### Task data
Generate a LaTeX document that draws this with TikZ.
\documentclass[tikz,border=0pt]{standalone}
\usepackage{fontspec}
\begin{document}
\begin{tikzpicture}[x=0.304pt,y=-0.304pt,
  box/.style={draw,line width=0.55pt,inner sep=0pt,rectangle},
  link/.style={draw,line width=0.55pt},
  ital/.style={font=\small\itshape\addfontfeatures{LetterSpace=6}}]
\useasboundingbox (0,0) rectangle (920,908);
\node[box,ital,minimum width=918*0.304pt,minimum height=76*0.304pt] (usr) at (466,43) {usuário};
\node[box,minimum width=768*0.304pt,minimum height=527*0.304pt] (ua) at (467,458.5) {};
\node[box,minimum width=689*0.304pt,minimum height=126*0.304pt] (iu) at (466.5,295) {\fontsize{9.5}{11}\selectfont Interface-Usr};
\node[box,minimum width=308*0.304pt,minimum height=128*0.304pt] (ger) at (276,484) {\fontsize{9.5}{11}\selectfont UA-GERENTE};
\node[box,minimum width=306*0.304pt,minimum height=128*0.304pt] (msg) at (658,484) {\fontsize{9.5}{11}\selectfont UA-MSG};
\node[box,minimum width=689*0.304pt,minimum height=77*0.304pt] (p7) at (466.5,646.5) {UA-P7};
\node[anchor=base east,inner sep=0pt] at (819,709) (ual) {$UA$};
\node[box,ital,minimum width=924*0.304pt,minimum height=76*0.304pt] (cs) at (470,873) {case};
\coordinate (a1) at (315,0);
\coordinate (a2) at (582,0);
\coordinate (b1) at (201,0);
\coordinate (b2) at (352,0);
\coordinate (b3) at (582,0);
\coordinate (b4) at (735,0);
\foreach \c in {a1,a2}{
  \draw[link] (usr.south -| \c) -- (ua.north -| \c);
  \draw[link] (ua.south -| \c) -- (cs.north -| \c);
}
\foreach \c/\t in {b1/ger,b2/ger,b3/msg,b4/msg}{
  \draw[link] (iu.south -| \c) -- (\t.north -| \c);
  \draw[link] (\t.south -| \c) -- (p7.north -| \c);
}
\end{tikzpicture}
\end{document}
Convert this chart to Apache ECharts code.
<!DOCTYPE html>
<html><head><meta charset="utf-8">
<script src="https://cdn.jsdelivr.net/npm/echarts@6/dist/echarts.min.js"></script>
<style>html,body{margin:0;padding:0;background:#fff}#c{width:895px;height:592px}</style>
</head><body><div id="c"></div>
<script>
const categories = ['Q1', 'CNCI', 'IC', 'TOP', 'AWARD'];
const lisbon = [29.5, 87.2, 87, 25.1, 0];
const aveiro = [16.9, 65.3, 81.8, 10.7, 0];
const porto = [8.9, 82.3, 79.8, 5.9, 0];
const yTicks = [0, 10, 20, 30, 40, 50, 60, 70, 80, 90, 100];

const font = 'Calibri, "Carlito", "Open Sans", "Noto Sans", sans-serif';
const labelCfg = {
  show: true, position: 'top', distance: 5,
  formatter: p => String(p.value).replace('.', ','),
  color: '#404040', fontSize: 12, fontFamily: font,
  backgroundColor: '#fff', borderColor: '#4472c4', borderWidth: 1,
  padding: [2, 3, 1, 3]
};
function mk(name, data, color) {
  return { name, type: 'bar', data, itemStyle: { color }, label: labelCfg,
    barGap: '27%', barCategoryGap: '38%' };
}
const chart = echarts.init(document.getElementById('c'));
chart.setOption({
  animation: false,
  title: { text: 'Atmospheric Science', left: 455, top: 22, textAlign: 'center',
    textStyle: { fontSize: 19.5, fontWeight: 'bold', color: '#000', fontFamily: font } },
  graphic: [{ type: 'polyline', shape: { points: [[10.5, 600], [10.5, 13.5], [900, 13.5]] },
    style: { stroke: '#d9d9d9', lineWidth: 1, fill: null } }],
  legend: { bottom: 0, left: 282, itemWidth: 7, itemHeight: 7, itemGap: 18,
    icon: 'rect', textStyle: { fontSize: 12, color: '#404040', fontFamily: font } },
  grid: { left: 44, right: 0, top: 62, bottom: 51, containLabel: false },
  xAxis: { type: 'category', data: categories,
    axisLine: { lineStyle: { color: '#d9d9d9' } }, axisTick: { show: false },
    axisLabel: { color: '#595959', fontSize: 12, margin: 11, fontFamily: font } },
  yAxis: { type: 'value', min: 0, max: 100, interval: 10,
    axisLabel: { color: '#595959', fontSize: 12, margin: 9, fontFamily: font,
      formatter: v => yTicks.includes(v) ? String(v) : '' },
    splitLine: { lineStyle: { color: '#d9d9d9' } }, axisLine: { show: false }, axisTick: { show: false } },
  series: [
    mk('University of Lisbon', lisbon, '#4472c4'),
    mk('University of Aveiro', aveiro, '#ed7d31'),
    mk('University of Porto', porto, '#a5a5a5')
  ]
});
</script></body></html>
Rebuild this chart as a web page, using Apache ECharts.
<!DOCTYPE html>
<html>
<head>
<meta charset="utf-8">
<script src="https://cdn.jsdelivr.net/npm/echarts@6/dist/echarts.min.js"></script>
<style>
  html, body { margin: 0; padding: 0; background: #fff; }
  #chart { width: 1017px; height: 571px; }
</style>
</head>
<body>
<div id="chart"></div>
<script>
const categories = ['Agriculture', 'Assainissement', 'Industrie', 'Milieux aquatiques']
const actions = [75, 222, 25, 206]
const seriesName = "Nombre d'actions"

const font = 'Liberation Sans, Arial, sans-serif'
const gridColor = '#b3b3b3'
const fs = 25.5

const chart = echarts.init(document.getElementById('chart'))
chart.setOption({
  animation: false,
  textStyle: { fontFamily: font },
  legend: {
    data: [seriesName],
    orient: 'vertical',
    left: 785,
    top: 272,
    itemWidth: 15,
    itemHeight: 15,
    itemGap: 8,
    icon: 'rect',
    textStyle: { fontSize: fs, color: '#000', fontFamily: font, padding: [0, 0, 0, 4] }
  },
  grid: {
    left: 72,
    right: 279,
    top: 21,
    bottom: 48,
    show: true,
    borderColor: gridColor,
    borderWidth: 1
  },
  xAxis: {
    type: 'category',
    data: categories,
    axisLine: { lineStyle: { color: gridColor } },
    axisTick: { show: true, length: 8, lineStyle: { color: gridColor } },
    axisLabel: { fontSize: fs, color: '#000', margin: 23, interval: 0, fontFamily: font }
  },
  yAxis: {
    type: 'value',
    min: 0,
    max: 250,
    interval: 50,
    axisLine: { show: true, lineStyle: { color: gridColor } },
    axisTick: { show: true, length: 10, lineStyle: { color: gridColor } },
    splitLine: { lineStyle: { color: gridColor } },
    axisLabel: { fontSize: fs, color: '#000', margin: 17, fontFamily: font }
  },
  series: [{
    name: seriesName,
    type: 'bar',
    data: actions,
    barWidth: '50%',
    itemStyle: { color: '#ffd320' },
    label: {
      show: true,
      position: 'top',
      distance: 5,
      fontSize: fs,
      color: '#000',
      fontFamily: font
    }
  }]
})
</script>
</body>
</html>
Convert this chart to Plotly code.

### Exercise instructions
Using the data above, output each line exactly.

### Solution below
Generate a LaTeX document that draws this with TikZ.
\documentclass[tikz,border=0pt]{standalone}
\usepackage{fontspec}
\begin{document}
\begin{tikzpicture}[x=0.304pt,y=-0.304pt,
  box/.style={draw,line width=0.55pt,inner sep=0pt,rectangle},
  link/.style={draw,line width=0.55pt},
  ital/.style={font=\small\itshape\addfontfeatures{LetterSpace=6}}]
\useasboundingbox (0,0) rectangle (920,908);
\node[box,ital,minimum width=918*0.304pt,minimum height=76*0.304pt] (usr) at (466,43) {usuário};
\node[box,minimum width=768*0.304pt,minimum height=527*0.304pt] (ua) at (467,458.5) {};
\node[box,minimum width=689*0.304pt,minimum height=126*0.304pt] (iu) at (466.5,295) {\fontsize{9.5}{11}\selectfont Interface-Usr};
\node[box,minimum width=308*0.304pt,minimum height=128*0.304pt] (ger) at (276,484) {\fontsize{9.5}{11}\selectfont UA-GERENTE};
\node[box,minimum width=306*0.304pt,minimum height=128*0.304pt] (msg) at (658,484) {\fontsize{9.5}{11}\selectfont UA-MSG};
\node[box,minimum width=689*0.304pt,minimum height=77*0.304pt] (p7) at (466.5,646.5) {UA-P7};
\node[anchor=base east,inner sep=0pt] at (819,709) (ual) {$UA$};
\node[box,ital,minimum width=924*0.304pt,minimum height=76*0.304pt] (cs) at (470,873) {case};
\coordinate (a1) at (315,0);
\coordinate (a2) at (582,0);
\coordinate (b1) at (201,0);
\coordinate (b2) at (352,0);
\coordinate (b3) at (582,0);
\coordinate (b4) at (735,0);
\foreach \c in {a1,a2}{
  \draw[link] (usr.south -| \c) -- (ua.north -| \c);
  \draw[link] (ua.south -| \c) -- (cs.north -| \c);
}
\foreach \c/\t in {b1/ger,b2/ger,b3/msg,b4/msg}{
  \draw[link] (iu.south -| \c) -- (\t.north -| \c);
  \draw[link] (\t.south -| \c) -- (p7.north -| \c);
}
\end{tikzpicture}
\end{document}
Convert this chart to Apache ECharts code.
<!DOCTYPE html>
<html><head><meta charset="utf-8">
<script src="https://cdn.jsdelivr.net/npm/echarts@6/dist/echarts.min.js"></script>
<style>html,body{margin:0;padding:0;background:#fff}#c{width:895px;height:592px}</style>
</head><body><div id="c"></div>
<script>
const categories = ['Q1', 'CNCI', 'IC', 'TOP', 'AWARD'];
const lisbon = [29.5, 87.2, 87, 25.1, 0];
const aveiro = [16.9, 65.3, 81.8, 10.7, 0];
const porto = [8.9, 82.3, 79.8, 5.9, 0];
const yTicks = [0, 10, 20, 30, 40, 50, 60, 70, 80, 90, 100];

const font = 'Calibri, "Carlito", "Open Sans", "Noto Sans", sans-serif';
const labelCfg = {
  show: true, position: 'top', distance: 5,
  formatter: p => String(p.value).replace('.', ','),
  color: '#404040', fontSize: 12, fontFamily: font,
  backgroundColor: '#fff', borderColor: '#4472c4', borderWidth: 1,
  padding: [2, 3, 1, 3]
};
function mk(name, data, color) {
  return { name, type: 'bar', data, itemStyle: { color }, label: labelCfg,
    barGap: '27%', barCategoryGap: '38%' };
}
const chart = echarts.init(document.getElementById('c'));
chart.setOption({
  animation: false,
  title: { text: 'Atmospheric Science', left: 455, top: 22, textAlign: 'center',
    textStyle: { fontSize: 19.5, fontWeight: 'bold', color: '#000', fontFamily: font } },
  graphic: [{ type: 'polyline', shape: { points: [[10.5, 600], [10.5, 13.5], [900, 13.5]] },
    style: { stroke: '#d9d9d9', lineWidth: 1, fill: null } }],
  legend: { bottom: 0, left: 282, itemWidth: 7, itemHeight: 7, itemGap: 18,
    icon: 'rect', textStyle: { fontSize: 12, color: '#404040', fontFamily: font } },
  grid: { left: 44, right: 0, top: 62, bottom: 51, containLabel: false },
  xAxis: { type: 'category', data: categories,
    axisLine: { lineStyle: { color: '#d9d9d9' } }, axisTick: { show: false },
    axisLabel: { color: '#595959', fontSize: 12, margin: 11, fontFamily: font } },
  yAxis: { type: 'value', min: 0, max: 100, interval: 10,
    axisLabel: { color: '#595959', fontSize: 12, margin: 9, fontFamily: font,
      formatter: v => yTicks.includes(v) ? String(v) : '' },
    splitLine: { lineStyle: { color: '#d9d9d9' } }, axisLine: { show: false }, axisTick: { show: false } },
  series: [
    mk('University of Lisbon', lisbon, '#4472c4'),
    mk('University of Aveiro', aveiro, '#ed7d31'),
    mk('University of Porto', porto, '#a5a5a5')
  ]
});
</script></body></html>
Rebuild this chart as a web page, using Apache ECharts.
<!DOCTYPE html>
<html>
<head>
<meta charset="utf-8">
<script src="https://cdn.jsdelivr.net/npm/echarts@6/dist/echarts.min.js"></script>
<style>
  html, body { margin: 0; padding: 0; background: #fff; }
  #chart { width: 1017px; height: 571px; }
</style>
</head>
<body>
<div id="chart"></div>
<script>
const categories = ['Agriculture', 'Assainissement', 'Industrie', 'Milieux aquatiques']
const actions = [75, 222, 25, 206]
const seriesName = "Nombre d'actions"

const font = 'Liberation Sans, Arial, sans-serif'
const gridColor = '#b3b3b3'
const fs = 25.5

const chart = echarts.init(document.getElementById('chart'))
chart.setOption({
  animation: false,
  textStyle: { fontFamily: font },
  legend: {
    data: [seriesName],
    orient: 'vertical',
    left: 785,
    top: 272,
    itemWidth: 15,
    itemHeight: 15,
    itemGap: 8,
    icon: 'rect',
    textStyle: { fontSize: fs, color: '#000', fontFamily: font, padding: [0, 0, 0, 4] }
  },
  grid: {
    left: 72,
    right: 279,
    top: 21,
    bottom: 48,
    show: true,
    borderColor: gridColor,
    borderWidth: 1
  },
  xAxis: {
    type: 'category',
    data: categories,
    axisLine: { lineStyle: { color: gridColor } },
    axisTick: { show: true, length: 8, lineStyle: { color: gridColor } },
    axisLabel: { fontSize: fs, color: '#000', margin: 23, interval: 0, fontFamily: font }
  },
  yAxis: {
    type: 'value',
    min: 0,
    max: 250,
    interval: 50,
    axisLine: { show: true, lineStyle: { color: gridColor } },
    axisTick: { show: true, length: 10, lineStyle: { color: gridColor } },
    splitLine: { lineStyle: { color: gridColor } },
    axisLabel: { fontSize: fs, color: '#000', margin: 17, fontFamily: font }
  },
  series: [{
    name: seriesName,
    type: 'bar',
    data: actions,
    barWidth: '50%',
    itemStyle: { color: '#ffd320' },
    label: {
      show: true,
      position: 'top',
      distance: 5,
      fontSize: fs,
      color: '#000',
      fontFamily: font
    }
  }]
})
</script>
</body>
</html>
Convert this chart to Plotly code.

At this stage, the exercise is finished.